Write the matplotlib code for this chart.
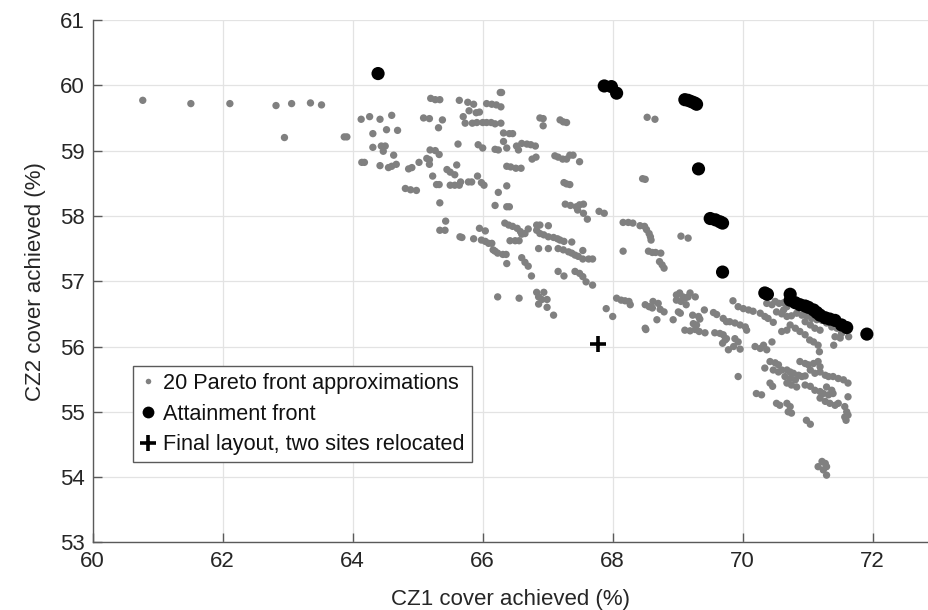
import matplotlib
matplotlib.use("Agg")
import matplotlib.pyplot as plt
from matplotlib.lines import Line2D

# ---- data ----
pareto_x = [
    60.77, 61.51, 62.11, 62.82, 63.06, 63.35, 63.52, 62.95, 63.87, 63.91,
    64.13, 64.26, 64.42, 64.60, 64.31, 64.52, 64.69, 64.31, 64.44, 64.50,
    64.47, 64.63, 64.14, 64.18, 64.42, 64.55, 64.60, 64.67, 64.86, 64.91,
    65.02, 65.14, 65.18, 65.18, 65.23, 65.29, 65.33, 64.81, 64.89, 64.98,
    65.09, 65.18, 65.20, 65.27, 65.34, 65.38, 65.32, 65.19, 65.27, 65.33,
    65.34, 65.43, 65.34, 65.42,
    66.27, 66.29, 65.64, 65.77, 65.86, 66.06, 66.14, 66.21, 66.28,
    65.79, 65.90, 65.95, 65.70,
    65.73, 65.84, 65.91, 66.00, 66.06, 66.13, 66.19, 66.28,
    66.32, 66.41, 66.46, 66.88, 66.93, 66.93, 67.19, 67.24, 67.29,
    66.32, 66.37, 66.24, 66.19, 66.52, 66.60, 66.68, 66.74, 66.81, 66.55,
    65.62, 65.93, 66.00, 66.76, 66.82,
    67.11, 67.16, 67.23, 67.29, 67.34, 67.39, 67.49,
    66.37, 66.43, 66.51, 66.59, 65.45, 65.50, 65.57, 65.60,
    65.92, 65.98, 66.02, 65.50, 65.57, 65.64, 65.66, 65.78, 65.83,
    66.37, 66.24, 67.25, 67.29, 67.34, 66.19, 66.37, 66.41,
    67.27, 67.35, 67.44, 67.49, 67.55, 67.46, 67.55, 67.61, 67.79, 67.87,
    68.46, 68.50, 68.53, 68.65, 65.65, 65.68,
    65.86, 65.98, 66.04, 66.09, 66.14, 66.16, 66.19, 66.23,
    65.95, 66.04, 66.31, 66.36,
    66.34, 66.40, 66.46, 66.53, 66.58, 66.60, 66.65,
    66.42, 66.50, 66.56, 66.70, 66.83, 66.88, 67.01,
    66.83, 66.88, 66.94, 67.01, 67.09, 67.15, 67.19, 67.25, 67.37,
    66.86, 67.01, 67.16, 67.24, 67.32, 67.37, 67.42, 67.47, 67.54, 67.63, 67.69,
    67.54, 66.37, 66.60, 66.65, 66.70, 66.75, 67.16,
    66.23, 66.56, 66.83, 66.94, 66.86, 66.91, 66.99, 66.86, 66.99, 67.09,
    68.16, 68.24, 68.31, 68.42, 68.49, 68.52, 68.56, 68.58, 68.59,
    69.05, 69.16, 68.16, 68.55, 68.61, 68.66, 68.74, 68.72, 68.76, 68.79,
    67.25, 67.42, 67.49, 67.54, 67.59, 67.69,
    68.06, 68.13, 68.19, 68.25, 68.27, 67.90, 68.00,
    68.50, 68.56, 68.62, 68.70, 68.61, 68.73, 68.79, 68.68, 68.50, 68.51, 68.93,
    68.98, 69.03, 69.08, 69.11, 69.16, 69.19, 69.27, 69.05, 69.13, 68.98,
    69.01, 69.04, 69.23, 69.32, 69.34, 69.41,
    69.24, 69.29, 69.11, 69.19, 69.27, 69.33, 69.42, 69.55, 69.60, 69.70, 69.75,
    69.57, 69.65, 69.70, 69.73, 69.75, 69.69, 69.78,
    69.85, 69.93, 70.01, 70.09, 70.16, 70.27, 70.34, 70.39, 70.47, 70.37, 70.45,
    70.50, 70.56, 70.63, 70.68, 70.63, 70.52, 70.60, 70.68, 70.75, 70.83,
    70.91, 70.98, 71.06, 71.14, 71.22, 71.29, 71.37, 71.45, 71.52, 71.63,
    70.60, 70.68, 70.73, 70.81, 70.88, 70.96, 71.03, 71.09, 71.16, 71.18,
    70.96, 71.04, 71.11, 71.19, 71.40, 71.42, 71.50,
    69.80, 69.88, 69.96, 70.04, 70.06, 69.88, 69.93, 69.86, 69.96,
    70.19, 70.27, 70.32, 70.37, 70.45,
    69.93, 70.21, 70.29, 70.42, 70.46, 70.34,
    70.42, 70.50, 70.55, 70.47, 70.55, 70.60, 70.68, 70.73, 70.78, 70.86,
    70.91, 70.96, 70.65, 70.73, 70.81, 70.68, 70.75, 70.83,
    70.88, 70.96, 71.01, 71.09, 71.16, 71.19, 71.04, 71.11, 71.19, 71.27,
    71.32, 71.39, 71.47, 71.55, 71.62,
    70.96, 71.04, 71.11, 71.19, 71.24, 71.32, 71.39, 71.29, 71.37, 71.19,
    71.27, 71.34, 71.42, 71.47, 71.62, 71.57, 71.60, 71.57, 71.62, 71.59,
    70.52, 70.57, 70.68, 70.73, 70.70, 70.75, 70.98, 71.04,
    71.16, 71.22, 71.27, 71.29, 71.24, 71.29,
]
pareto_y = [
    59.77, 59.72, 59.72, 59.69, 59.72, 59.73, 59.70, 59.20, 59.21, 59.21,
    59.48, 59.52, 59.48, 59.54, 59.26, 59.32, 59.31, 59.05, 59.07, 59.07,
    58.99, 58.93, 58.82, 58.82, 58.77, 58.74, 58.76, 58.79, 58.72, 58.74,
    58.82, 58.88, 58.79, 58.86, 58.61, 58.48, 58.48, 58.42, 58.40, 58.39,
    59.50, 59.49, 59.80, 59.78, 59.78, 59.47, 59.35, 59.01, 59.00, 58.94,
    58.20, 57.92, 57.78, 57.78,
    59.89, 59.89, 59.77, 59.74, 59.71, 59.72, 59.71, 59.70, 59.67,
    59.61, 59.58, 59.59, 59.52,
    59.42, 59.42, 59.43, 59.43, 59.43, 59.43, 59.41, 59.42,
    59.27, 59.26, 59.26, 59.50, 59.49, 59.38, 59.47, 59.44, 59.43,
    59.14, 59.04, 59.01, 59.02, 59.07, 59.11, 59.10, 59.09, 59.07, 59.01,
    59.10, 59.09, 59.04, 58.87, 58.90,
    58.92, 58.90, 58.87, 58.87, 58.93, 58.93, 58.83,
    58.76, 58.75, 58.73, 58.73, 58.71, 58.67, 58.63, 58.78,
    58.61, 58.51, 58.47, 58.47, 58.47, 58.47, 58.52, 58.52, 58.52,
    58.46, 58.36, 58.51, 58.49, 58.48, 58.16, 58.14, 58.14,
    58.18, 58.16, 58.14, 58.17, 58.18, 58.09, 58.04, 57.95, 58.07, 58.04,
    58.57, 58.56, 59.51, 59.48, 57.68, 57.67,
    57.65, 57.63, 57.61, 57.58, 57.58, 57.48, 57.46, 57.43,
    57.81, 57.77, 57.41, 57.41,
    57.89, 57.86, 57.84, 57.81, 57.76, 57.72, 57.73,
    57.62, 57.62, 57.62, 57.80, 57.86, 57.86, 57.85,
    57.78, 57.73, 57.71, 57.68, 57.67, 57.65, 57.63, 57.61, 57.60,
    57.50, 57.50, 57.50, 57.48, 57.45, 57.43, 57.40, 57.38, 57.34, 57.34, 57.34,
    57.47, 57.27, 57.36, 57.29, 57.23, 57.08, 57.15,
    56.76, 56.74, 56.83, 56.83, 56.76, 56.72, 56.72, 56.65, 56.60, 56.48,
    57.90, 57.90, 57.89, 57.85, 57.84, 57.79, 57.73, 57.68, 57.63,
    57.69, 57.66, 57.46, 57.46, 57.44, 57.44, 57.43, 57.30, 57.25, 57.20,
    57.08, 57.15, 57.12, 57.07, 56.99, 56.94,
    56.74, 56.71, 56.70, 56.69, 56.64, 56.58, 56.46,
    56.64, 56.61, 56.69, 56.66, 56.59, 56.57, 56.53, 56.41, 56.28, 56.26, 56.41,
    56.79, 56.82, 56.76, 56.74, 56.76, 56.82, 56.76, 56.69, 56.64, 56.71,
    56.53, 56.51, 56.48, 56.46, 56.42, 56.56,
    56.35, 56.33, 56.25, 56.24, 56.26, 56.23, 56.21, 56.52, 56.49, 56.43, 56.38,
    56.21, 56.20, 56.18, 56.10, 56.12, 56.05, 55.95,
    56.70, 56.61, 56.58, 56.56, 56.54, 56.51, 56.46, 56.43, 56.37, 56.66, 56.64,
    56.69, 56.66, 56.67, 56.61, 56.56, 56.53, 56.50, 56.46, 56.47, 56.51,
    56.48, 56.47, 56.43, 56.41, 56.40, 56.36, 56.30, 56.28, 56.20, 56.15,
    56.23, 56.25, 56.33, 56.28, 56.23, 56.18, 56.10, 56.07, 56.02, 55.92,
    56.38, 56.33, 56.28, 56.25, 56.02, 56.15, 56.13,
    56.38, 56.36, 56.33, 56.30, 56.25, 56.12, 56.07, 56.00, 55.96,
    56.00, 55.97, 56.02, 55.95, 56.07,
    55.54, 55.28, 55.26, 55.44, 55.39, 55.67,
    55.77, 55.75, 55.72, 55.64, 55.61, 55.64, 55.64, 55.61, 55.59, 55.56,
    55.54, 55.55, 55.54, 55.51, 55.49, 55.44, 55.41, 55.38,
    55.77, 55.74, 55.72, 55.74, 55.77, 55.69, 55.64, 55.59, 55.61, 55.56,
    55.54, 55.54, 55.51, 55.49, 55.44,
    55.41, 55.39, 55.33, 55.31, 55.28, 55.26, 55.28, 55.38, 55.33, 55.21,
    55.16, 55.13, 55.10, 55.13, 55.23, 55.08, 55.00, 54.92, 54.95, 54.87,
    55.13, 55.10, 55.13, 55.08, 55.00, 54.98, 54.87, 54.81,
    54.16, 54.24, 54.21, 54.16, 54.11, 54.03,
]

front_x = [64.39, 67.87, 67.98, 68.06, 69.11, 69.16, 69.21, 69.26, 69.29,
           69.32, 69.50, 69.58, 69.65, 69.69, 69.69, 70.34, 70.38, 70.73,
           70.73, 70.81, 70.88, 70.96, 71.01, 71.09, 71.14, 71.19, 71.27,
           71.34, 71.42, 71.52, 71.60, 71.91]
front_y = [60.18, 59.99, 59.98, 59.88, 59.78, 59.77, 59.75, 59.73, 59.71,
           58.72, 57.96, 57.94, 57.91, 57.89, 57.14, 56.82, 56.80, 56.80,
           56.71, 56.67, 56.64, 56.62, 56.60, 56.56, 56.52, 56.48, 56.44,
           56.42, 56.40, 56.33, 56.29, 56.19]

final_x = [67.77]
final_y = [56.04]

legend_labels = ["20 Pareto front approximations", "Attainment front",
                 "Final layout, two sites relocated"]
x_ticks = [60, 62, 64, 66, 68, 70, 72]
y_ticks = [53, 54, 55, 56, 57, 58, 59, 60, 61]

# ---- figure ----
plt.rcParams['font.family'] = ['Liberation Sans', 'DejaVu Sans']
FS = 16.0
fig = plt.figure(figsize=(9.29, 6.10), dpi=100)
ax = fig.add_axes([0.0998, 0.1108, 0.9002, 0.8564])

gray = '#808080'
ax.scatter(pareto_x, pareto_y, s=28, color=gray, edgecolors='none', zorder=3)
ax.scatter(front_x, front_y, s=90, color='black', edgecolors='none', zorder=4)
ax.plot(final_x, final_y, ls='none', marker='+', ms=11, mew=2.6,
        color='black', zorder=5)

ax.set_xlim(60, 72.866)
ax.set_ylim(53, 61)
ax.set_xticks(x_ticks)
ax.set_yticks(y_ticks)
ax.grid(True, color='#e3e3e3', linewidth=0.9, zorder=0)
ax.set_axisbelow(True)
for side in ('top', 'right'):
    ax.spines[side].set_visible(False)
for side in ('left', 'bottom'):
    ax.spines[side].set_color('#5a5a5a')
    ax.spines[side].set_linewidth(1.0)
ax.tick_params(direction='in', length=6.5, width=1.0, color='#5a5a5a',
               labelsize=FS, labelcolor='#262626', pad=6)

ax.set_xlabel("CZ1 cover achieved (%)", fontsize=FS, color='#262626',
              labelpad=12.5)
ax.set_ylabel("CZ2 cover achieved (%)", fontsize=FS, color='#262626',
              labelpad=10)

handles = [
    Line2D([], [], ls='none', marker='o', ms=4, color=gray, mec='none'),
    Line2D([], [], ls='none', marker='o', ms=8.5, color='black', mec='none'),
    Line2D([], [], ls='none', marker='+', ms=11, mew=2.6, color='black'),
]
leg = ax.legend(handles, legend_labels, loc='upper left',
                bbox_to_anchor=(0.0478, 0.3377), borderaxespad=0,
                fontsize=15.6, frameon=True, fancybox=False,
                handlelength=0.8, handletextpad=0.3, labelspacing=0.45,
                borderpad=0.32)
leg.get_frame().set_edgecolor('#5a5a5a')
leg.get_frame().set_linewidth(1.0)
leg.get_frame().set_alpha(1.0)
for t in leg.get_texts():
    t.set_color('#111111')

fig.savefig("out.png", dpi=100)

**EXERCISE PROMPT**.
Everything from the first line to the line with "from matplotlib.lines import Line2D" must be repeated exactly, and nothing else. Leave the pictures out.

**ANSWER**.
Write the matplotlib code for this chart.
import matplotlib
matplotlib.use("Agg")
import matplotlib.pyplot as plt
from matplotlib.lines import Line2D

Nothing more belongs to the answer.